What counts as proof of funds?

You can get a proof of funds letter from the institution where your money is being held—typically a bank—but it also can come from other types of assets, such as an open credit line or money market account where funds can be accessed quickly. Money in mutual funds and stocks can’t count as proof of funds, since this money can’t be easily withdrawn and the amount can fluctuate daily based on market conditions. If you need to use some of this for your down payment, plan on transferring that money sooner rather than later into an account that will count as proof of funds. If the money you’re using for your down payment is coming from several accounts, you also should consider pooling it all into one for simplicity’s sake. Note: Although lenders will closely track where those dollars came from to make sure you aren’t secretly getting loans from family members to help with the purchase, home sellers won’t be so choosy; all they really want to see is that the money exists.

How and when to get a proof of funds letter

Obtaining a proof of funds letter typically is a quick and easy process in which you contact your bank and request one. Although you typically can get one within a day or two, keep in mind that some banks move more slowly than others. Ideally, you’ll want to give yourself at least a week for the statement to be issued. So, it’s best to obtain a proof of funds letter before submitting an offer on a home. As for when to provide proof of funds to sellers, some do it when they submit an offer on a home. But it’s also typically fine to supply it 24 to 38 hours after the offer is accepted.
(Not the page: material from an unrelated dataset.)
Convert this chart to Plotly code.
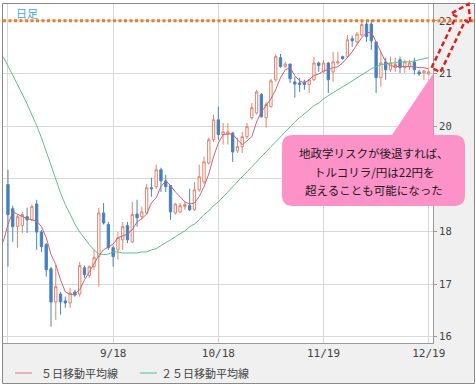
import plotly.graph_objects as go

# ---------------- data ----------------
dates = ["8/16", "8/17", "8/20", "8/21", "8/22", "8/23", "8/24", "8/27", "8/28", "8/29",
         "8/30", "8/31", "9/3", "9/4", "9/5", "9/6", "9/7", "9/10", "9/11", "9/12",
         "9/13", "9/14", "9/17", "9/18", "9/19", "9/20", "9/21", "9/24", "9/25", "9/26",
         "9/27", "9/28", "10/1", "10/2", "10/3", "10/4", "10/5", "10/8", "10/9", "10/10",
         "10/11", "10/12", "10/15", "10/16", "10/17", "10/18", "10/19", "10/22", "10/23", "10/24",
         "10/25", "10/26", "10/29", "10/30", "10/31", "11/1", "11/2", "11/5", "11/6", "11/7",
         "11/8", "11/9", "11/12", "11/13", "11/14", "11/15", "11/16", "11/19", "11/20", "11/21",
         "11/22", "11/23", "11/26", "11/27", "11/28", "11/29", "11/30", "12/3", "12/4", "12/5",
         "12/6", "12/7", "12/10", "12/11", "12/12", "12/13", "12/14", "12/17", "12/18", "12/19"]
candle_dates = dates[1:]

open_ = [18.89, 18.43, 18.09, 18.11, 18.28, 18.22, 18.52, 17.99, 17.75, 17.29,
         16.66, 16.81, 16.68, 16.64, 16.85, 16.81, 17.31, 17.16, 17.33, 17.52,
         18.35, 18.13, 17.69, 17.65, 17.84, 18.11, 17.80, 18.33, 18.28, 18.35,
         18.83, 18.85, 19.17, 18.96, 18.87, 18.35, 18.37, 18.47, 18.49, 18.41,
         18.79, 18.94, 19.30, 19.74, 20.12, 19.84, 19.85, 19.87, 19.53, 19.61,
         19.80, 20.16, 20.25, 20.60, 20.16, 20.37, 20.88, 21.30, 21.13, 21.18,
         20.84, 20.82, 20.84, 20.79, 20.88, 21.20, 21.03, 21.20, 21.03, 21.20,
         21.32, 21.32, 21.66, 21.60, 21.73, 21.94, 21.94, 21.60, 20.92, 21.22,
         21.07, 21.11, 21.26, 21.11, 21.13, 21.22, 21.03, 21.01, 20.99]
high = [19.17, 18.49, 18.32, 18.37, 18.45, 18.51, 18.60, 18.03, 17.78, 17.33,
        17.37, 16.85, 16.76, 16.93, 16.89, 17.42, 17.35, 17.35, 17.65, 18.45,
        18.54, 18.18, 17.73, 17.99, 18.18, 18.18, 18.56, 18.60, 18.47, 18.90,
        19.02, 19.27, 19.21, 19.08, 18.87, 18.54, 18.54, 18.56, 18.81, 18.94,
        19.27, 19.42, 19.78, 20.22, 20.37, 20.06, 20.06, 19.89, 19.78, 19.89,
        20.06, 20.44, 20.69, 20.63, 20.46, 20.90, 21.36, 21.37, 21.22, 21.18,
        20.94, 20.92, 20.88, 20.90, 21.32, 21.22, 21.26, 21.22, 21.41, 21.41,
        21.34, 21.73, 21.72, 21.79, 22.02, 22.02, 22.02, 21.60, 21.41, 21.30,
        21.32, 21.30, 21.32, 21.26, 21.26, 21.30, 21.07, 21.07, 21.07]
low = [17.33, 17.80, 17.69, 17.97, 17.97, 18.20, 17.65, 17.61, 17.14, 16.19,
       16.32, 16.42, 16.55, 16.55, 16.76, 16.76, 17.12, 17.12, 17.27, 16.95,
       18.13, 17.65, 17.33, 17.46, 17.65, 17.78, 17.78, 18.09, 18.24, 18.32,
       18.66, 18.81, 18.75, 18.75, 18.22, 18.32, 18.35, 18.41, 18.39, 18.39,
       18.75, 18.90, 19.27, 19.70, 19.74, 19.65, 19.65, 19.32, 19.49, 19.49,
       19.76, 20.12, 20.22, 20.16, 19.97, 20.35, 20.84, 21.11, 21.11, 20.82,
       20.54, 20.65, 20.69, 20.63, 20.86, 21.03, 21.01, 20.63, 20.84, 21.17,
       21.26, 21.30, 21.51, 21.55, 21.70, 21.60, 21.45, 20.63, 20.75, 20.88,
       21.03, 21.03, 21.01, 21.01, 21.07, 20.98, 20.96, 20.88, 20.96]
close = [18.32, 18.09, 18.28, 18.32, 18.22, 18.47, 17.99, 17.71, 17.27, 16.66,
         16.95, 16.66, 16.64, 16.83, 16.79, 17.35, 17.18, 17.33, 17.50, 18.35,
         18.16, 17.69, 17.52, 17.88, 18.09, 17.84, 18.32, 18.26, 18.37, 18.83,
         18.81, 19.17, 18.96, 18.85, 18.37, 18.52, 18.49, 18.51, 18.41, 18.79,
         19.04, 19.32, 19.74, 20.12, 19.84, 19.89, 19.89, 19.51, 19.61, 19.80,
         19.99, 20.35, 20.65, 20.18, 20.41, 20.86, 21.32, 21.13, 21.18, 20.90,
         20.80, 20.79, 20.79, 20.88, 21.20, 21.15, 21.20, 20.88, 21.22, 21.22,
         21.28, 21.64, 21.62, 21.75, 21.93, 21.70, 21.62, 20.92, 21.20, 21.07,
         21.20, 21.17, 21.11, 21.22, 21.20, 21.07, 20.99, 21.05, 21.03]

ma5 = [17.80, 18.13, 18.37, 18.33, 18.28, 18.24, 18.22, 18.20, 18.09, 17.88,
       17.56, 17.37, 17.08, 16.85, 16.80, 16.81, 16.89, 17.08, 17.23, 17.38,
       17.54, 17.65, 17.71, 17.76, 17.88, 17.92, 17.95, 18.03, 18.18, 18.24,
       18.33, 18.54, 18.64, 18.85, 18.96, 18.87, 18.75, 18.66, 18.56, 18.52,
       18.54, 18.66, 18.85, 19.09, 19.42, 19.68, 19.84, 19.85, 19.85, 19.74,
       19.65, 19.72, 19.80, 20.08, 20.27, 20.39, 20.52, 20.69, 20.92, 21.07,
       21.11, 20.96, 20.86, 20.82, 20.88, 20.96, 20.99, 21.05, 21.07, 21.11,
       21.13, 21.20, 21.30, 21.41, 21.55, 21.68, 21.77, 21.79, 21.60, 21.41,
       21.22, 21.15, 21.13, 21.13, 21.13, 21.13, 21.13, 21.11, 21.11, 21.09]
ma25 = [21.32, 21.15, 20.96, 20.80, 20.61, 20.42, 20.23, 20.01, 19.78, 19.51,
        19.25, 18.98, 18.73, 18.51, 18.32, 18.14, 17.99, 17.86, 17.75, 17.65,
        17.57, 17.56, 17.57, 17.61, 17.61, 17.59, 17.59, 17.59, 17.59, 17.61,
        17.61, 17.65, 17.67, 17.73, 17.78, 17.84, 17.90, 17.95, 18.01, 18.09,
        18.14, 18.22, 18.32, 18.39, 18.49, 18.56, 18.66, 18.75, 18.85, 18.94,
        19.04, 19.13, 19.23, 19.32, 19.42, 19.51, 19.61, 19.70, 19.80, 19.89,
        19.99, 20.08, 20.16, 20.23, 20.31, 20.39, 20.44, 20.52, 20.58, 20.63,
        20.69, 20.75, 20.80, 20.86, 20.92, 20.98, 21.03, 21.09, 21.13, 21.17,
        21.18, 21.20, 21.20, 21.22, 21.22, 21.22, 21.24, 21.26, 21.28, 21.30]

x_tickvals = ["8/17", "9/18", "10/18", "11/19", "12/19"]
x_ticktext = ["", "9/18", "10/18", "11/19", "12/19"]
y_tickvals = [16, 17, 18, 19, 20, 21, 22]
target_level = 22

label_top = "日足"
legend_names = ["５日移動平均線", "２５日移動平均線"]
callout_lines = ["地政学リスクが後退すれば、", "トルコリラ/円は22円を", "超えることも可能になった"]

# ---------------- layout geometry (pixels -> paper) ----------------
W, H = 476, 388
PL, PR, PT, PB = 3, 433, 4, 343


def X(px):
    return (px - PL) / (PR - PL)


def Y(py):
    return (PB - py) / (PB - PT)


def path(points, close_=True):
    s = "M " + " L ".join(f"{X(a):.5f},{Y(b):.5f}" for a, b in points)
    return s + (" Z" if close_ else "")


fig = go.Figure()

fig.add_trace(go.Candlestick(
    x=candle_dates, open=open_, high=high, low=low, close=close,
    increasing=dict(line=dict(color="#e5846c", width=1), fillcolor="#ffffff"),
    decreasing=dict(line=dict(color="#4a84bf", width=1), fillcolor="#3f7ec0"),
    whiskerwidth=0, showlegend=False, hoverinfo="skip"))
fig.add_trace(go.Scatter(x=dates, y=ma25, mode="lines",
                         line=dict(color="#5fbf8e", width=1), showlegend=False, hoverinfo="skip"))
fig.add_trace(go.Scatter(x=dates, y=ma5, mode="lines",
                         line=dict(color="#c8647a", width=1), showlegend=False, hoverinfo="skip"))

shapes = []
# gray panels (right + bottom)
shapes.append(dict(type="rect", xref="paper", yref="paper", x0=1, x1=X(474), y0=Y(383), y1=1,
                   fillcolor="#f0f0f0", line=dict(width=0), layer="below"))
shapes.append(dict(type="rect", xref="paper", yref="paper", x0=0, x1=X(474), y0=Y(383), y1=0,
                   fillcolor="#f0f0f0", line=dict(width=0), layer="below"))
# outer frame
shapes.append(dict(type="rect", xref="paper", yref="paper", x0=X(2.5), x1=X(474.5), y0=Y(383.5), y1=Y(3.5),
                   fillcolor="rgba(0,0,0,0)", line=dict(color="#8a8a8a", width=1), layer="above"))
# orange dotted target line
shapes.append(dict(type="line", xref="paper", yref="y", x0=0, x1=X(474), y0=target_level, y1=target_level,
                   line=dict(color="#f07b22", width=3, dash="3px,2.5px"), layer="above"))
# pink callout
L_, R_, T_, B_, r = 282, 465, 135, 206, 11
cpath = (f"M {X(L_ + r):.5f},{Y(T_):.5f} L {X(392):.5f},{Y(T_):.5f} L {X(433.5):.5f},{Y(73):.5f} "
         f"L {X(433.5):.5f},{Y(T_):.5f} L {X(R_ - r):.5f},{Y(T_):.5f} "
         f"Q {X(R_):.5f},{Y(T_):.5f} {X(R_):.5f},{Y(T_ + r):.5f} L {X(R_):.5f},{Y(B_ - r):.5f} "
         f"Q {X(R_):.5f},{Y(B_):.5f} {X(R_ - r):.5f},{Y(B_):.5f} L {X(L_ + r):.5f},{Y(B_):.5f} "
         f"Q {X(L_):.5f},{Y(B_):.5f} {X(L_):.5f},{Y(B_ - r):.5f} L {X(L_):.5f},{Y(T_ + r):.5f} "
         f"Q {X(L_):.5f},{Y(T_):.5f} {X(L_ + r):.5f},{Y(T_):.5f} Z")
shapes.append(dict(type="path", xref="paper", yref="paper", path=cpath,
                   fillcolor="#fd92c8", line=dict(width=0), layer="above"))
# red dashed hollow arrow
arrow_pts = [(431.5, 67.8), (456.2, 16.3), (451.0, 13.6), (468.5, 4.0),
             (470.4, 23.4), (465.2, 20.7), (440.5, 72.2)]
shapes.append(dict(type="path", xref="paper", yref="paper", path=path(arrow_pts),
                   fillcolor="rgba(0,0,0,0)", line=dict(color="#e02020", width=2.5, dash="5px,3px"),
                   layer="above"))
# legend samples
shapes.append(dict(type="line", xref="paper", yref="paper", x0=X(15), x1=X(32), y0=Y(373), y1=Y(373),
                   line=dict(color="#dba2ad", width=1.5)))
shapes.append(dict(type="line", xref="paper", yref="paper", x0=X(140), x1=X(157), y0=Y(373), y1=Y(373),
                   line=dict(color="#86cfae", width=1.5)))

annotations = [
    dict(text=label_top, xref="paper", yref="paper", x=X(14), y=Y(13), xanchor="left", yanchor="middle",
         showarrow=False, font=dict(family="Noto Sans CJK JP", size=11, color="#3fa9e0")),
    dict(text=legend_names[0], xref="paper", yref="paper", x=X(39), y=Y(373), xanchor="left",
         yanchor="middle", showarrow=False, font=dict(family="Noto Sans CJK JP", size=11, color="#444444")),
    dict(text=legend_names[1], xref="paper", yref="paper", x=X(159), y=Y(373), xanchor="left",
         yanchor="middle", showarrow=False, font=dict(family="Noto Sans CJK JP", size=11, color="#444444")),
]
for line_txt, py in zip(callout_lines, [153, 172, 190]):
    annotations.append(dict(text=line_txt, xref="paper", yref="paper", x=X(374), y=Y(py),
                            xanchor="center", yanchor="middle", showarrow=False,
                            font=dict(family="Noto Sans CJK JP", size=11.5, color="#1a1a1a")))

fig.update_layout(
    width=W, height=H, autosize=False,
    margin=dict(l=PL, r=W - PR, t=PT, b=H - PB, pad=0),
    paper_bgcolor="#ffffff", plot_bgcolor="#ffffff",
    showlegend=False,
    shapes=shapes, annotations=annotations,
    xaxis=dict(type="category", categoryorder="array", categoryarray=dates,
               range=[-0.04, 89.9], tickvals=x_tickvals, ticktext=x_ticktext,
               showgrid=True, gridcolor="#d8d8d8", gridwidth=1, showline=True, linecolor="#9a9a9a",
               linewidth=1, ticks="", tickfont=dict(family="DejaVu Sans Mono", size=11, color="#444444"),
               rangeslider=dict(visible=False), fixedrange=True, zeroline=False),
    yaxis=dict(side="right", range=[15.88, 22.32], tickvals=y_tickvals,
               showgrid=True, gridcolor="#d8d8d8", gridwidth=1, showline=True, linecolor="#9a9a9a",
               linewidth=1, ticks="outside", ticklen=3, tickcolor="#9a9a9a",
               tickfont=dict(family="DejaVu Sans Mono", size=10.5, color="#444444"),
               fixedrange=True, zeroline=False),
)

fig.write_html("out.html", config={"displayModeBar": False},
               post_script="document.body.style.margin='0';document.body.style.padding='0';")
What a proof of funds letter should include

Essentially, this document includes the account holder’s name and current balance of available funds—all on bank letterhead and signed by a bank official. In many cases, however, a recent bank statement from a checking or savings account where the money is being held also can serve as proof of funds. So, it’s worth checking if that alone will suffice. In addition, you can black out sensitive information on the statement before providing the statement to a seller to protect your privacy. As long as it’s clear that the account is yours and the money is in there, you’re all set.